No tempo em que a moçada furtava Brucutu

Eu sou de um tempo em que o máximo de vandalismo que a moçada praticava nas ruas, era furtar Brucutu. Mas aí o leitor pergunta com razão: que é Brucutu, cara-pálida? Então vamos à história. Por volta de 1965 surgiu a onda do Brucutu. Foi neste ano que Roberto Carlos gravou uma canção com este nome, traduzida por Rossini Pinto, originalmente inspirada num personagem de histórias em quadrinhos. O personagem era um sujeito grosseiro, até compreensivelmente, porque era um homem das cavernas. Até aí tudo bem. A coisa começou a complicar e virou onda quando alguém resolveu fazer um anel com uma pequena peça cromada do capô do Fusca e deu a este anel o nome de Brucutu. A moçada furtava a peça cromada para fazer o anel Brucutu.

E como uma febre, todos os jovens do país de uma hora para outra queriam ter um anel daquele. Era bacana ter um Brucutu no anelar da mão direita. No entanto, para fazer o anel era preciso arrancar a peça cromada do bico do lavador do para-brisa do Fusca, uma vez que ele não era vendido separadamente – ou era mais fácil furtar que comprar numa das poucas lojas especializadas. Resumindo, todo mundo começou a furtar a peça de Fusca estacionado. Se o dono vacilava um segundo, bailava. Não era difícil furtar, era até simples. Às vezes era possível arrancar apenas a capa, mas se o sujeito fosse desajeitado e grosseiro, ele tirava uma parte maior da peça e o prejuízo aumentava. Foi um tormento para os donos de Fuscas. Nenhum tinha interesse em ter o veículo danificado por causa de uma moda tola e passageira.

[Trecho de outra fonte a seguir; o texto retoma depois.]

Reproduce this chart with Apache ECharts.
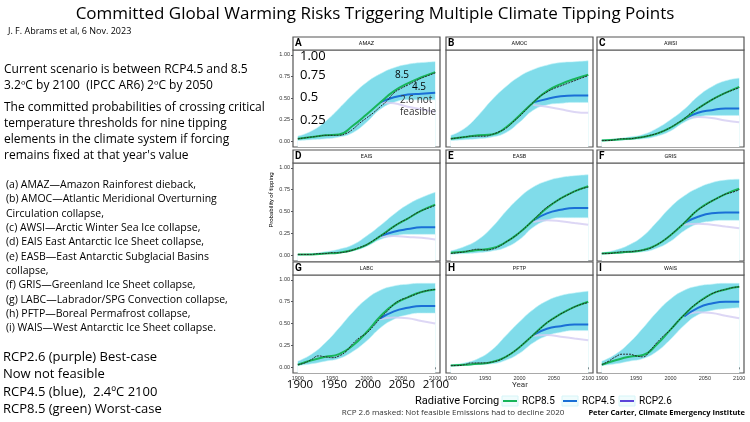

O fato de ter de furtar a peça deu à moda um componente de rebeldia. Vamos exagerar, de vandalismo. De luta contra o sistema – o sistema de quem tinha um Fusca em casa. Na minha cidade, os garotos deixavam para ir à caça do Brucutu nas manhãs de domingo, quando as famílias iam à missa – enquanto o dono rezava a moçada furtava. Nem todos tinham interesse por aquele pequeno componente do Fusca. Mas as garotas tinham – e assim até os que não tinham interesse também saíam para atacar os Fuscas estacionados, para furtar e fazer um Brucutu para as garotas. Como diz o velho ditado: quando o sujeito está apaixonado, as garotas sempre têm razão. Virou uma paranoia.

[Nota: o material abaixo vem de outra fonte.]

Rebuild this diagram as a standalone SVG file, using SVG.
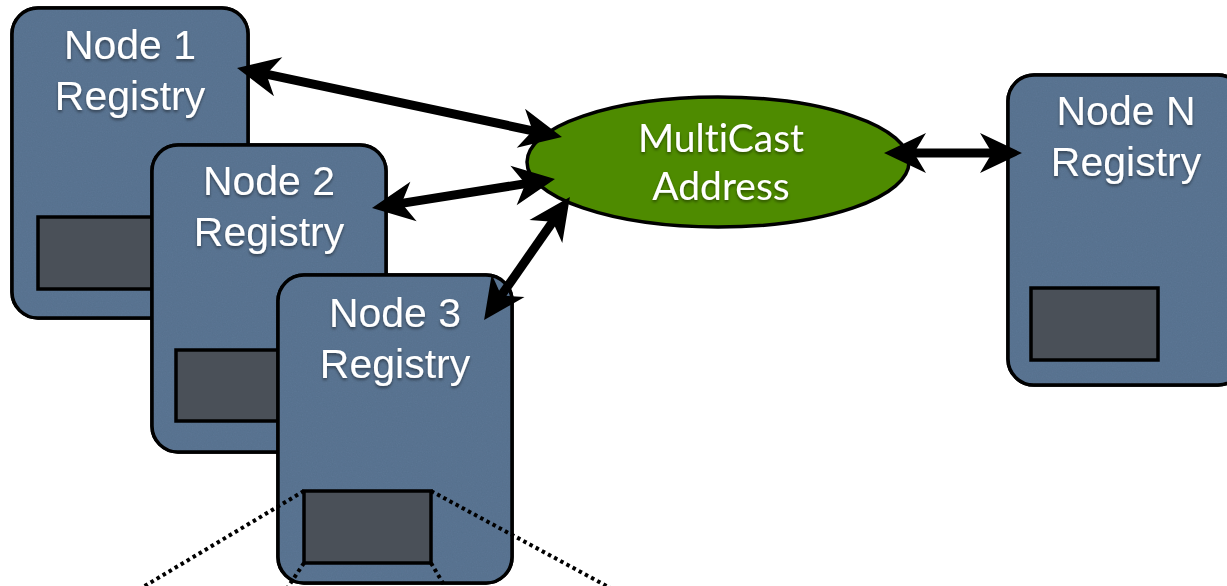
<svg xmlns="http://www.w3.org/2000/svg" width="1227" height="586" viewBox="0 0 1227 586">
  <defs>
    <style>
      .box { fill: #5b7694; stroke: #000; stroke-width: 3.5; filter: url(#grain); }
      .slot { fill: #4a5058; stroke: #000; stroke-width: 3.5; }
      .label { font-family: "Liberation Sans", Arial, sans-serif; font-size: 41px; fill: #fff; text-anchor: middle; filter: url(#shadow); }
      .hub-label { font-family: Lato, "Open Sans", sans-serif; font-size: 39px; fill: #fff; text-anchor: middle; font-variant-ligatures: none; filter: url(#shadow); }
      .link { fill: none; stroke: #000; stroke-width: 9; marker-start: url(#head); marker-end: url(#head); }
      .zoom { fill: none; stroke: #000; stroke-width: 4; stroke-dasharray: 3.5 3.5; }
    </style>
    <!-- paper-like grain for the registry boxes -->
    <filter id="grain" x="-5%" y="-5%" width="110%" height="110%">
      <feTurbulence type="fractalNoise" baseFrequency="0.8" numOctaves="2" seed="3" result="noise"/>
      <feColorMatrix in="noise" type="matrix" values="0 0 0 0 0  0 0 0 0 0  0 0 0 0 0  0 0 0 0.12 0" result="speck"/>
      <feComposite in="speck" in2="SourceGraphic" operator="atop" result="grained"/>
      <feMerge>
        <feMergeNode in="SourceGraphic"/>
        <feMergeNode in="grained"/>
      </feMerge>
    </filter>
    <filter id="shadow" x="-10%" y="-20%" width="120%" height="150%">
      <feDropShadow dx="0" dy="2" stdDeviation="1.5" flood-color="#000" flood-opacity="0.45"/>
    </filter>
    <!-- notched arrowhead, tip 25px beyond the line end -->
    <marker id="head" viewBox="-20 -22 50 44" refX="0" refY="0" markerWidth="50" markerHeight="44" markerUnits="userSpaceOnUse" orient="auto-start-reverse">
      <path d="M25,0 L-17,-20 L-5,0 L-17,20 Z" fill="#000"/>
    </marker>
  </defs>

  <g id="node-1">
    <rect class="box" x="12" y="8" width="236" height="310" rx="26"/>
    <rect class="slot" x="38" y="217" width="128" height="72"/>
    <text class="label" x="130" y="59">Node 1</text>
    <text class="label" x="130" y="110">Registry</text>
  </g>

  <g id="node-2">
    <rect class="box" x="152" y="145" width="234" height="307" rx="26"/>
    <rect class="slot" x="176" y="350" width="128" height="71"/>
    <text class="label" x="269" y="195">Node 2</text>
    <text class="label" x="269" y="246">Registry</text>
  </g>

  <g id="node-3">
    <rect class="box" x="278" y="275" width="234" height="308" rx="26"/>
    <rect class="slot" x="304" y="491" width="127" height="72"/>
    <text class="label" x="395" y="327">Node 3</text>
    <text class="label" x="395" y="378">Registry</text>
  </g>

  <g id="node-n">
    <rect class="box" x="1008" y="75" width="236" height="310" rx="26"/>
    <rect class="slot" x="1031" y="288" width="127" height="72"/>
    <text class="label" x="1126" y="125">Node N</text>
    <text class="label" x="1126" y="176">Registry</text>
  </g>

  <g id="multicast">
    <ellipse cx="718" cy="162" rx="191" ry="65" fill="#4e8b00" stroke="#000" stroke-width="3.5"/>
    <text class="hub-label" x="721" y="152">MultiCast</text>
    <text class="hub-label" x="721" y="200">Address</text>
  </g>

  <g id="connectors">
    <path class="link" d="M261.5,73.2 L537.5,131.8"/>
    <path class="link" d="M396.7,204.1 L530.3,182.9"/>
    <path class="link" d="M498.4,299.6 L555.6,217.6"/>
    <path class="link" d="M909,153 L997,153"/>
    <path class="zoom" d="M304,491 L138,590"/>
    <path class="zoom" d="M304,563 L286,590"/>
    <path class="zoom" d="M431,491 L614,590"/>
    <path class="zoom" d="M431,563 L447,590"/>
  </g>
</svg>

O dono do Fusca não tinha medo que roubassem o carro – porque roubo de carro nos anos 60 era raro – mas que roubassem a peça. Ele teria de comprar outra, que também era furtada. E assim, sucessivamente. Alguns donos de Fusca resolviam o problema de maneira simples: deixava o limpador do capô sem a parte cromada, apenas com a borracha preta. Funcionava do mesmo jeito e ele não se preocupava com o vandalismo. A moda não durou muito por vários motivos. O primeiro é chegou um momento em que não tinha mais Fusca com a peça cromada: todas foram furtadas e os donos não a repuseram pelo elementar motivo de que ela seria novamente furtada. O segundo foi que alguns artesãos espertos percebendo um promissor nicho comercial, passaram a encomendar tal acessório às fábricas em São Paulo e começaram a fabricar os tais anéis. E a vendê-los a preços módicos em qualquer bazar.

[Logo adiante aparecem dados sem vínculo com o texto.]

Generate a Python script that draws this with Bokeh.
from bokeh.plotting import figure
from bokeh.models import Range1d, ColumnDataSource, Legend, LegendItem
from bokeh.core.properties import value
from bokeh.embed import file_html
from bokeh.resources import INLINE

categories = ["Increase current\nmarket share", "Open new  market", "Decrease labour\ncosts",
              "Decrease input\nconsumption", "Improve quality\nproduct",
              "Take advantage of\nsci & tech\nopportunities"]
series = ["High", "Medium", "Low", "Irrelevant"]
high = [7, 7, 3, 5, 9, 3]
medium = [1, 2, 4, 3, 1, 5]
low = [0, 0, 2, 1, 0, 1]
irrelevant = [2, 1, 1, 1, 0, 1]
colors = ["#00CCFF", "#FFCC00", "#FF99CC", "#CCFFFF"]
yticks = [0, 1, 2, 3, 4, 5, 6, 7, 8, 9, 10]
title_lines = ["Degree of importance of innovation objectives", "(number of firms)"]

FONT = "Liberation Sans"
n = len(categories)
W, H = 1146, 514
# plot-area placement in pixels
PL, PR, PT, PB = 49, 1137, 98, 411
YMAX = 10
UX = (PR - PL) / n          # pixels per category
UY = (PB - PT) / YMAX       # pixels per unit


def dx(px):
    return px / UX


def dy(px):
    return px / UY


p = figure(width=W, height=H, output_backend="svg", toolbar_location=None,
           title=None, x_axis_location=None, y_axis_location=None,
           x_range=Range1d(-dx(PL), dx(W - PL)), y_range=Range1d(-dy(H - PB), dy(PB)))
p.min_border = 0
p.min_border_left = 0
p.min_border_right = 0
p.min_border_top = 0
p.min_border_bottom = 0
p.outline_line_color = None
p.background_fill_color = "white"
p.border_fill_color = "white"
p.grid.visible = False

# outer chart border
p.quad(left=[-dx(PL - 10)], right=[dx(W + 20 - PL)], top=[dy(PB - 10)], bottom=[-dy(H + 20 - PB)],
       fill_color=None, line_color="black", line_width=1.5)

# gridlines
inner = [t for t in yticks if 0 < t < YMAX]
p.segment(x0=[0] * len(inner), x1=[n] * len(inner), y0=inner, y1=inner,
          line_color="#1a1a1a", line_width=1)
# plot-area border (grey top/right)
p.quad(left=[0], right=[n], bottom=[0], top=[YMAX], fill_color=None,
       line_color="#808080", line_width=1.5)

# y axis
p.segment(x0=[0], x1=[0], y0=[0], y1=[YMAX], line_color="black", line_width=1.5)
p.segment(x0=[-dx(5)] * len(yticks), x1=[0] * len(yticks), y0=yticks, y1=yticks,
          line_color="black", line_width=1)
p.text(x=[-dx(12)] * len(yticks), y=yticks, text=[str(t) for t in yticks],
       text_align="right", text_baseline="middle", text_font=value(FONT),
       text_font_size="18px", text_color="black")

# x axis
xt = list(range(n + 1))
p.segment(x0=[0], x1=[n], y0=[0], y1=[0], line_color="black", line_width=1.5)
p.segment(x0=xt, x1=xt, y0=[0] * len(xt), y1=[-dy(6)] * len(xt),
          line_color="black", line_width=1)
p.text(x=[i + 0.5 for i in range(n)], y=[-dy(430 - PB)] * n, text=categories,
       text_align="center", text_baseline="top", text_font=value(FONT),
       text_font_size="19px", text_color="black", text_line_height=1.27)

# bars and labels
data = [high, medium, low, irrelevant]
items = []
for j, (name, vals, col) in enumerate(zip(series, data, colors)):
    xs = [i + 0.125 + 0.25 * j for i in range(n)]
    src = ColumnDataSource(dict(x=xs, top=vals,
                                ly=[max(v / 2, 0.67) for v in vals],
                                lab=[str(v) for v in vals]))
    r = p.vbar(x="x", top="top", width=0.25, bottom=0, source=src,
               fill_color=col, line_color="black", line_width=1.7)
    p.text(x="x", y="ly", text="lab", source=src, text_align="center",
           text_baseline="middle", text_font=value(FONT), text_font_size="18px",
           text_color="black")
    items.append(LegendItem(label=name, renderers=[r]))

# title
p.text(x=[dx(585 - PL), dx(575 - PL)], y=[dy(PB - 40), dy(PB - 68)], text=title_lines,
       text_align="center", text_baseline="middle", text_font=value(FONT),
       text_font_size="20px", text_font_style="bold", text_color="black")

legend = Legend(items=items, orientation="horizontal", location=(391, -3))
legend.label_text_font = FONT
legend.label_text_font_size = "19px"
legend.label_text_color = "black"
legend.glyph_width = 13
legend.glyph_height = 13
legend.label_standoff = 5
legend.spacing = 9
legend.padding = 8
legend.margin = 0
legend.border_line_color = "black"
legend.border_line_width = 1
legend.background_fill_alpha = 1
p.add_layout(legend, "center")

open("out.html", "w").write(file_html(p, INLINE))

Com isso, a componente rebeldia da onda jovem, que era o furto, ficou comprometida. Não fazia sentido danificar o carro de alguém, correndo o risco de ser flagrado e levar um puxão de orelha ou um tabefe, se podia comprar Brucutu com anel e tudo por uma mixaria. Facilidade que por um capricho feminino tirou todo o interesse das moças em tal acessório. E o terceiro foi que a Volkswagen não esperou a moda passar, para mudar a capa cromada do bico do lavador do para-brisa do Fusca por outra de plástico, sem maior charme e sem outra utilidade que não fosse a de esguichar água no para-brisa. E foi assim que a moda de usar anel Brucutu passou e no ano seguinte só usava aquele tipo anel quem estivesse por fora da onda. E Brucutu voltou novamente a ser o nome de um personagem de história em quadrinhos, um sujeito meio nervoso, ingênuo, mas até bacana, que tinha uma namorada chamada Ooola e morava num lugar chamado Moo. Parodiando Roberto Carlos, esta foi uma das muitas histórias que aconteceram comigo nas ruas das cidades por onde andei.